* Job *
Reproduce word for word the lines from the beginning of the entries to the line with "width=195pt, minimum height=122pt]", both included, but none of the pictures.

===== Input for this task

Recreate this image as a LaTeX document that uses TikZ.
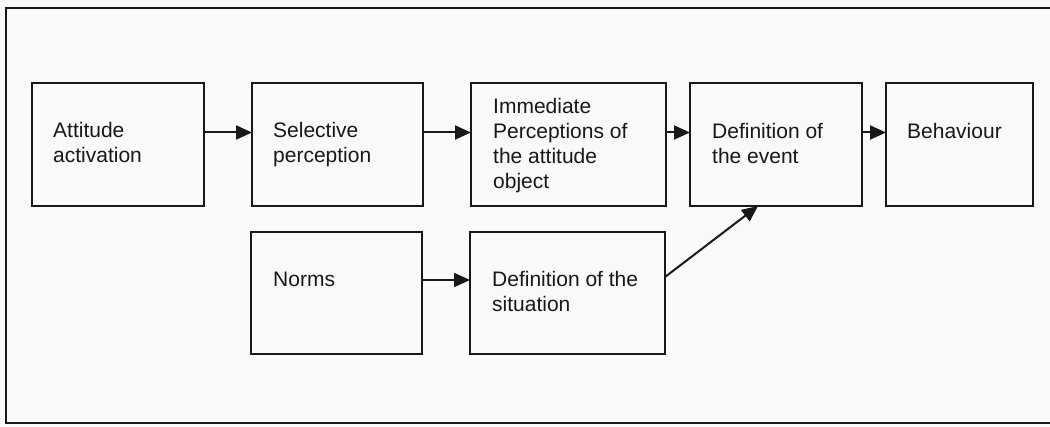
\documentclass[tikz,border=0pt]{standalone}
\usepackage{fontspec}
\setmainfont{Liberation Sans}
\usetikzlibrary{arrows.meta}
\definecolor{paper}{RGB}{249,249,249}
\definecolor{ink}{RGB}{24,24,24}
\begin{document}
\begin{tikzpicture}[x=1pt,y=-1pt,
  flowbox/.style={draw=ink, line width=2.2pt, fill=paper, anchor=north west,
    inner sep=0pt, outer sep=0pt},
  boxtext/.style={anchor=base west, inner sep=0pt, align=left, text=ink,
    font=\fontsize{21}{25}\selectfont},
  arr/.style={draw=ink, line width=2pt, -{Triangle[length=16pt,width=14pt]}}]
  % page and outer frame (its right side runs off the page)
  \useasboundingbox (0,0) rectangle (1050,427);
  \fill[paper] (0,0) rectangle (1050,427);
  \draw[ink, line width=2.2pt] (1060,8) -- (6,8) -- (6,423) -- (1060,423);

  % top row
  \node[flowbox, minimum width=172pt, minimum height=123pt] (att) at (32,83) {};
  \node[flowbox, minimum width=171pt, minimum height=123pt] (sel) at (252,83) {};
  \node[flowbox, minimum width=195pt, minimum height=123pt] (imm) at (471,83) {};
  \node[flowbox, minimum width=172pt, minimum height=123pt] (evt) at (690,83) {};
  \node[flowbox, minimum width=147pt, minimum height=123pt] (beh) at (886,83) {};
  % bottom row
  \node[flowbox, minimum width=171pt, minimum height=122pt] (nor) at (251,232) {};
  \node[flowbox, minimum width=195pt, minimum height=122pt] (sit) at (470,232) {};

  % labels (anchored on the baseline of their last line)
  \node[boxtext] (attT) at ([xshift=21pt,yshift=-80pt]att.north west) {Attitude\\activation};
  \node[boxtext] (selT) at ([xshift=21pt,yshift=-80pt]sel.north west) {Selective\\perception};
  \node[boxtext] (immT) at ([xshift=22pt,yshift=-106pt]imm.north west) {Immediate\\Perceptions of\\the attitude\\object};
  \node[boxtext] (evtT) at ([xshift=22pt,yshift=-81pt]evt.north west) {Definition of\\the event};
  \node[boxtext] (behT) at ([xshift=21pt,yshift=-56pt]beh.north west) {Behaviour};
  \node[boxtext] (norT) at ([xshift=22pt,yshift=-55pt]nor.north west) {Norms};
  \node[boxtext] (sitT) at ([xshift=22pt,yshift=-80pt]sit.north west) {Definition of the\\situation};

  % connectors
  \draw[arr] ([yshift=12pt]att.east) -- ([yshift=12pt]sel.west);
  \draw[arr] ([yshift=12pt]sel.east) -- ([yshift=12pt]imm.west);
  \draw[arr] ([yshift=12pt]imm.east) -- ([yshift=12pt]evt.west);
  \draw[arr] ([yshift=12pt]evt.east) -- ([yshift=12pt]beh.west);
  \draw[arr] ([yshift=13pt]nor.east) -- ([yshift=13pt]sit.west);
  \draw[arr] ([yshift=16pt]sit.east) -- ([xshift=-18pt]evt.south);
\end{tikzpicture}
\end{document}
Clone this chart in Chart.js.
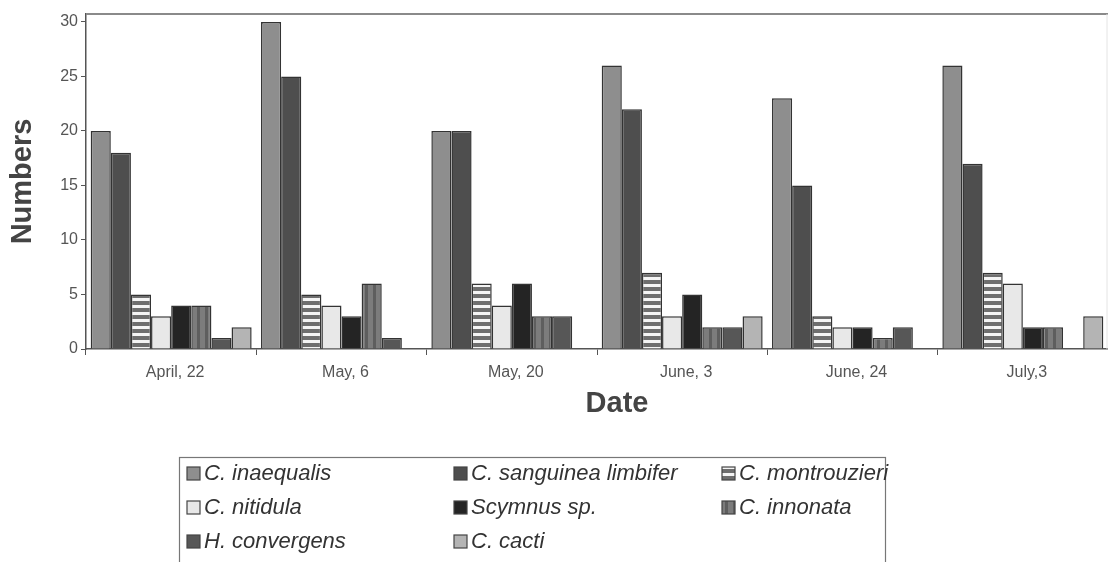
<!DOCTYPE html>
<html>
<head>
<meta charset="utf-8">
<script src="https://cdn.jsdelivr.net/npm/chart.js@4.4.0/dist/chart.umd.min.js"></script>
<style>
html, body { margin: 0; padding: 0; background: #fff; }
#wrap { width: 1108px; height: 562px; }
</style>
</head>
<body>
<div id="wrap"><canvas id="chart"></canvas></div>
<script>
const dates = ['April, 22', 'May, 6', 'May, 20', 'June, 3', 'June, 24', 'July,3'];
const species = ['C. inaequalis', 'C. sanguinea limbifer', 'C. montrouzieri', 'C. nitidula',
    'Scymnus sp.', 'C. innonata', 'H. convergens', 'C. cacti'];
const inaequalis   = [20, 30, 20, 26, 23, 26];
const sanguinea    = [18, 25, 20, 22, 15, 17];
const montrouzieri = [5, 5, 6, 7, 3, 7];
const nitidula     = [3, 4, 4, 3, 2, 6];
const scymnus      = [4, 3, 6, 5, 2, 2];
const innonata     = [4, 6, 3, 2, 1, 2];
const convergens   = [1, 1, 3, 2, 2, 0];
const cacti        = [2, 0, 0, 3, 0, 3];
const yTicks = [0, 5, 10, 15, 20, 25, 30];
const yMax = 30.73;

const FONT = '"Liberation Sans", Arial, sans-serif';

function makePattern(w, h, draw) {
    const c = document.createElement('canvas');
    c.width = w; c.height = h;
    const g = c.getContext('2d');
    draw(g);
    return g.createPattern(c, 'repeat');
}

const ctx = document.getElementById('chart').getContext('2d');

const hStripes = makePattern(4, 7, g => {
    g.fillStyle = '#6e6e6e'; g.fillRect(0, 0, 4, 7);
    g.fillStyle = '#f4f4f4'; g.fillRect(0, 4, 4, 3);
});
const vStripes = makePattern(8, 4, g => {
    g.fillStyle = '#7c7c7c'; g.fillRect(0, 0, 8, 4);
    g.fillStyle = '#5e5e5e'; g.fillRect(5, 0, 3, 4);
});

const series = [inaequalis, sanguinea, montrouzieri, nitidula, scymnus, innonata, convergens, cacti];
const fills = ['#8e8e8e', '#4e4e4e', hStripes, '#e8e8e8', '#242424', vStripes, '#575757', '#b4b4b4'];

const datasets = series.map((d, i) => ({
    label: species[i],
    data: d,
    backgroundColor: fills[i],
    borderColor: '#333',
    borderWidth: 1.5,
    categoryPercentage: 0.945,
    barPercentage: 1
}));

// legend box with three columns, drawn on the canvas
const boxLegend = {
    id: 'boxLegend',
    afterDraw(chart) {
        const c = chart.ctx;
        c.save();
        c.strokeStyle = '#777';
        c.lineWidth = 1.2;
        c.strokeRect(179.5, 457.5, 706, 120);
        const cols = [187, 454, 722];
        const rows = [473, 507, 541];
        c.font = 'italic 22px ' + FONT;
        c.textBaseline = 'middle';
        chart.data.datasets.forEach((ds, i) => {
            const x = cols[i % 3], y = rows[Math.floor(i / 3)];
            c.fillStyle = ds.backgroundColor;
            c.fillRect(x, y - 6, 13, 13);
            c.strokeStyle = '#444';
            c.lineWidth = 1.2;
            c.strokeRect(x, y - 6, 13, 13);
            c.fillStyle = '#333';
            c.fillText(ds.label, x + 17, y + 1);
        });
        // x axis title sits a little right of the plot centre in the original
        c.font = 'bold 29px ' + FONT;
        c.fillStyle = '#444';
        c.textAlign = 'center';
        c.fillText('Date', 617, 404);
        c.restore();
    }
};

// top and right edges of the plot frame
const frame = {
    id: 'frame',
    afterDatasetsDraw(chart) {
        const a = chart.chartArea, c = chart.ctx;
        c.save();
        c.strokeStyle = '#8a8a8a';
        c.lineWidth = 2;
        c.beginPath();
        c.moveTo(a.left, a.top);
        c.lineTo(a.right, a.top);
        c.stroke();
        c.strokeStyle = '#e4e4e4';
        c.lineWidth = 1;
        c.beginPath();
        c.moveTo(a.right - 1, a.top);
        c.lineTo(a.right - 1, a.bottom);
        c.stroke();
        c.restore();
    }
};

new Chart(ctx, {
    type: 'bar',
    data: { labels: dates, datasets: datasets },
    options: {
        responsive: true,
        maintainAspectRatio: false,
        animation: false,
        layout: { padding: { left: 6, right: 0, top: 14, bottom: 143 } },
        plugins: { legend: { display: false }, tooltip: { enabled: false } },
        scales: {
            x: {
                grid: { display: true, drawOnChartArea: false, offset: true, tickLength: 6, color: '#555', lineWidth: 1 },
                border: { color: '#555', width: 1.5 },
                ticks: { color: '#555', font: { family: FONT, size: 16 }, padding: 8, maxRotation: 0, labelOffset: 4 },
                title: { display: false },
                afterFit(scale) { scale.height = 70; }
            },
            y: {
                min: 0, max: yMax,
                grid: { display: true, drawOnChartArea: false, tickLength: 5, color: '#555', lineWidth: 1 },
                border: { color: '#555', width: 1.5 },
                ticks: { color: '#555', font: { family: FONT, size: 16 }, padding: 3 },
                afterBuildTicks(scale) { scale.ticks = yTicks.map(v => ({ value: v })); },
                title: { display: true, text: 'Numbers', color: '#444', padding: 0,
                    font: { family: FONT, size: 29, weight: 'bold' } },
                afterFit(scale) { scale.width = 80; }
            }
        }
    },
    plugins: [frame, boxLegend]
});
</script>
</body>
</html>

==========

* The result *
Recreate this image as a LaTeX document that uses TikZ.
\documentclass[tikz,border=0pt]{standalone}
\usepackage{fontspec}
\setmainfont{Liberation Sans}
\usetikzlibrary{arrows.meta}
\definecolor{paper}{RGB}{249,249,249}
\definecolor{ink}{RGB}{24,24,24}
\begin{document}
\begin{tikzpicture}[x=1pt,y=-1pt,
  flowbox/.style={draw=ink, line width=2.2pt, fill=paper, anchor=north west,
    inner sep=0pt, outer sep=0pt},
  boxtext/.style={anchor=base west, inner sep=0pt, align=left, text=ink,
    font=\fontsize{21}{25}\selectfont},
  arr/.style={draw=ink, line width=2pt, -{Triangle[length=16pt,width=14pt]}}]
  % page and outer frame (its right side runs off the page)
  \useasboundingbox (0,0) rectangle (1050,427);
  \fill[paper] (0,0) rectangle (1050,427);
  \draw[ink, line width=2.2pt] (1060,8) -- (6,8) -- (6,423) -- (1060,423);

  % top row
  \node[flowbox, minimum width=172pt, minimum height=123pt] (att) at (32,83) {};
  \node[flowbox, minimum width=171pt, minimum height=123pt] (sel) at (252,83) {};
  \node[flowbox, minimum width=195pt, minimum height=123pt] (imm) at (471,83) {};
  \node[flowbox, minimum width=172pt, minimum height=123pt] (evt) at (690,83) {};
  \node[flowbox, minimum width=147pt, minimum height=123pt] (beh) at (886,83) {};
  % bottom row
  \node[flowbox, minimum width=171pt, minimum height=122pt] (nor) at (251,232) {};
  \node[flowbox, minimum width=195pt, minimum height=122pt] (sit) at (470,232) {};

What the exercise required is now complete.